[START]

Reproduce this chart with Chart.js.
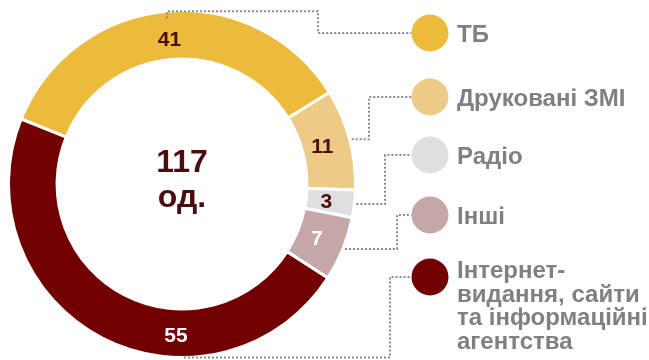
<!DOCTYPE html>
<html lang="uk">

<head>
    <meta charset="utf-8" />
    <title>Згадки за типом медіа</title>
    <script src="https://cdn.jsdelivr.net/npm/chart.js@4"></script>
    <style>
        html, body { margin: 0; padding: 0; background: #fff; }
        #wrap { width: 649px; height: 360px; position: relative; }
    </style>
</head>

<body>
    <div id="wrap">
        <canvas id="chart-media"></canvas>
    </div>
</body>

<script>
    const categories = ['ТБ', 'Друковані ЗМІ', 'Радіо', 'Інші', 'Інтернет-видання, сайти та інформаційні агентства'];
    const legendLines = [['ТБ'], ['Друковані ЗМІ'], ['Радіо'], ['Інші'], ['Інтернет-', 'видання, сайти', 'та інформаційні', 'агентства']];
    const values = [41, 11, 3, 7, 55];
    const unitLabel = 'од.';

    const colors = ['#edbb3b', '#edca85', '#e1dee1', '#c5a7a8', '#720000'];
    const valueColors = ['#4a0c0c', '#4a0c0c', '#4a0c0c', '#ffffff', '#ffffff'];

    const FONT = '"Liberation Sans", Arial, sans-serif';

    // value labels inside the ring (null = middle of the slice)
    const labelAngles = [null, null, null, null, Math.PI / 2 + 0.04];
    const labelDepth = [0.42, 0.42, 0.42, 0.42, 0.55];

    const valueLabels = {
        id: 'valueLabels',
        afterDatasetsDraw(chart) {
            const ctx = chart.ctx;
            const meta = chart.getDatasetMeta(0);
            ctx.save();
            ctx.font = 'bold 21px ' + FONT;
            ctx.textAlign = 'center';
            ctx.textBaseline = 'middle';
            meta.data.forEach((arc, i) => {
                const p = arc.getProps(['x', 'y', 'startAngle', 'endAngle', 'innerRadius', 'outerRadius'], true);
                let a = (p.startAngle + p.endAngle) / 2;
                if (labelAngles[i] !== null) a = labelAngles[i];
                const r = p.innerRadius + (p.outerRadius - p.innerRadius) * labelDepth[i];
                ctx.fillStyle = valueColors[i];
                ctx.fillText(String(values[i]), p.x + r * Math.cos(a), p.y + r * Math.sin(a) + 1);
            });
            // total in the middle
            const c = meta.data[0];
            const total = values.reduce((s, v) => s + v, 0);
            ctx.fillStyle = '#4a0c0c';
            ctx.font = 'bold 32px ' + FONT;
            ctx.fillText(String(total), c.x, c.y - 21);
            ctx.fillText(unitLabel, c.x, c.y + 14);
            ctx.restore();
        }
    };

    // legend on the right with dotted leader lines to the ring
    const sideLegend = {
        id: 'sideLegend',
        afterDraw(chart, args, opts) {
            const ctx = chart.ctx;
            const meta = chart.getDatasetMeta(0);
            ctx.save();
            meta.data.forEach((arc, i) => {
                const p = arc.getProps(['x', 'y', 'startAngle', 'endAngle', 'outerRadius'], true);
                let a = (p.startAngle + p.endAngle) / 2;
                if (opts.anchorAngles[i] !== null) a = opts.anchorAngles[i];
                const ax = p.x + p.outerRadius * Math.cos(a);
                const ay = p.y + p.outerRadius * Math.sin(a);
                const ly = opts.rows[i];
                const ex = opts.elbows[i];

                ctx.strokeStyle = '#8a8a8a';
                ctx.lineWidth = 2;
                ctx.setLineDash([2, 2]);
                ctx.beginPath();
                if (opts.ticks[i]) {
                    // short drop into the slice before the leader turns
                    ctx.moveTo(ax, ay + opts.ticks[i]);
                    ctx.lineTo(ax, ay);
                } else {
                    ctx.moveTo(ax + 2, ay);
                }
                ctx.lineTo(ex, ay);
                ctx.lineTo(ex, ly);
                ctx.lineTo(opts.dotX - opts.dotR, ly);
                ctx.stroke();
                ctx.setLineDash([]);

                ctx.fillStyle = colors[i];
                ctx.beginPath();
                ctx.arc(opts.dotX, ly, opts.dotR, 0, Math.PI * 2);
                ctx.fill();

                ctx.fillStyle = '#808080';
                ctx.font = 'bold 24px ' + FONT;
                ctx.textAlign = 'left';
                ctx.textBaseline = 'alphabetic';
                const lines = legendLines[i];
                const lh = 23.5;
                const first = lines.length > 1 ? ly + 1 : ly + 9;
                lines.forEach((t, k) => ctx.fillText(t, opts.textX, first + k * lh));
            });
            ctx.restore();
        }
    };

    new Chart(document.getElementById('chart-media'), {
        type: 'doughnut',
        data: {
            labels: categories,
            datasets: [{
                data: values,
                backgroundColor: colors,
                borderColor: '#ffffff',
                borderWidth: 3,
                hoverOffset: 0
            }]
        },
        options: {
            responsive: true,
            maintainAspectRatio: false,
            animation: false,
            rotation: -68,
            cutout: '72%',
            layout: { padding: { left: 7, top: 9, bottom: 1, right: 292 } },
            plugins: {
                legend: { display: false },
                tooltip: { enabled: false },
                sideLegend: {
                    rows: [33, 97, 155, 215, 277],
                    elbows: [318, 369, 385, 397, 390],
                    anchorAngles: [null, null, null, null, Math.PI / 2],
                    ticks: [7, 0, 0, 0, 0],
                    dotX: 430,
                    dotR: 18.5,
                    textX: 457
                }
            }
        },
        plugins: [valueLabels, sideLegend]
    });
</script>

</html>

[END]

- Required task
Skip the pictures, please, and transcribe only the lines from the beginning of the material through the one that contains "const labelDepth = [0.42, 0.42, 0.42, 0.42, 0.55];".

- The completed task
Reproduce this chart with Chart.js.
<!DOCTYPE html>
<html lang="uk">

<head>
    <meta charset="utf-8" />
    <title>Згадки за типом медіа</title>
    <script src="https://cdn.jsdelivr.net/npm/chart.js@4"></script>
    <style>
        html, body { margin: 0; padding: 0; background: #fff; }
        #wrap { width: 649px; height: 360px; position: relative; }
    </style>
</head>

<body>
    <div id="wrap">
        <canvas id="chart-media"></canvas>
    </div>
</body>

<script>
    const categories = ['ТБ', 'Друковані ЗМІ', 'Радіо', 'Інші', 'Інтернет-видання, сайти та інформаційні агентства'];
    const legendLines = [['ТБ'], ['Друковані ЗМІ'], ['Радіо'], ['Інші'], ['Інтернет-', 'видання, сайти', 'та інформаційні', 'агентства']];
    const values = [41, 11, 3, 7, 55];
    const unitLabel = 'од.';

    const colors = ['#edbb3b', '#edca85', '#e1dee1', '#c5a7a8', '#720000'];
    const valueColors = ['#4a0c0c', '#4a0c0c', '#4a0c0c', '#ffffff', '#ffffff'];

    const FONT = '"Liberation Sans", Arial, sans-serif';

    // value labels inside the ring (null = middle of the slice)
    const labelAngles = [null, null, null, null, Math.PI / 2 + 0.04];
    const labelDepth = [0.42, 0.42, 0.42, 0.42, 0.55];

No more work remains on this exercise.